Cette lucidité féminine était déjà l’apanage de Sarah. En effet, constatant l’influence délétère d’Ichma'ël, elle demanda à Avraham de le renvoyer. Et l’Eternel de dire au patriarche « Ecoute sa voix » ! Nos Sages nous disent ainsi que Sarah avait une capacité prophétique, une forme de « Roua’h Hakodech » supérieure à celle d’Abraham, ou, tout au moins, d’une nature différente.
Or, précisément, la Guémara (Nida 33) nous rapporte une anecdote qui souligne la confiance que l’on peut avoir dans l’intuition féminine. Une fois, Rav Papa était en déplacement dans une certaine ville, et il voulut savoir si cette ville abritait un Talmid ‘Hakham, un Sage, un érudit en Torah. Pour le savoir, il s’adressa à une « grand-mère » qui lui confirma qu’il y avait bien un érudit dans la ville, Rav Chmouel, et elle lui fit part de sa conviction que, avec l’aide de D.ieu, les deux Maîtres allaient bien s’entendre. "Rav Pappa se dit : "Puisqu'elle me bénit pour que je sois comme lui, il est évident que c’est un grand Sage qui craint le Ciel ».

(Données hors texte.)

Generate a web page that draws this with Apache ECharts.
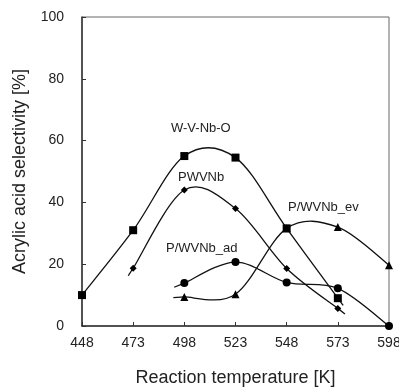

Rav Moshé Aaron Stern, dirigeant de la Yéchiva de Kamenitz, s’interroge « Pourquoi a-t-il choisi de se fier à la réponse de cette femme, parmi tous les habitants de la ville ? » Et de répondre « Dieu a créé les femmes avec un sens particulier pour reconnaître immédiatement le mensonge et la duplicité. C'est pourquoi Rav Pappa s’est adressé à une grand-mère. Il voulait une réponse vraie, authentique, et il s'est dit que, dans cette ville, sa meilleure chance d'en obtenir une était d'interroger une femme !"
Puisse l’Eternel nous aider à préserver la pureté de notre Néchama et de celle de nos enfants en leur permettant de les aider à révéler leur richesse, et nous donner la sagesse d’écouter la voix de nos épouses ainsi que les conseils avisés des femmes pieuses du peuple d’Israël.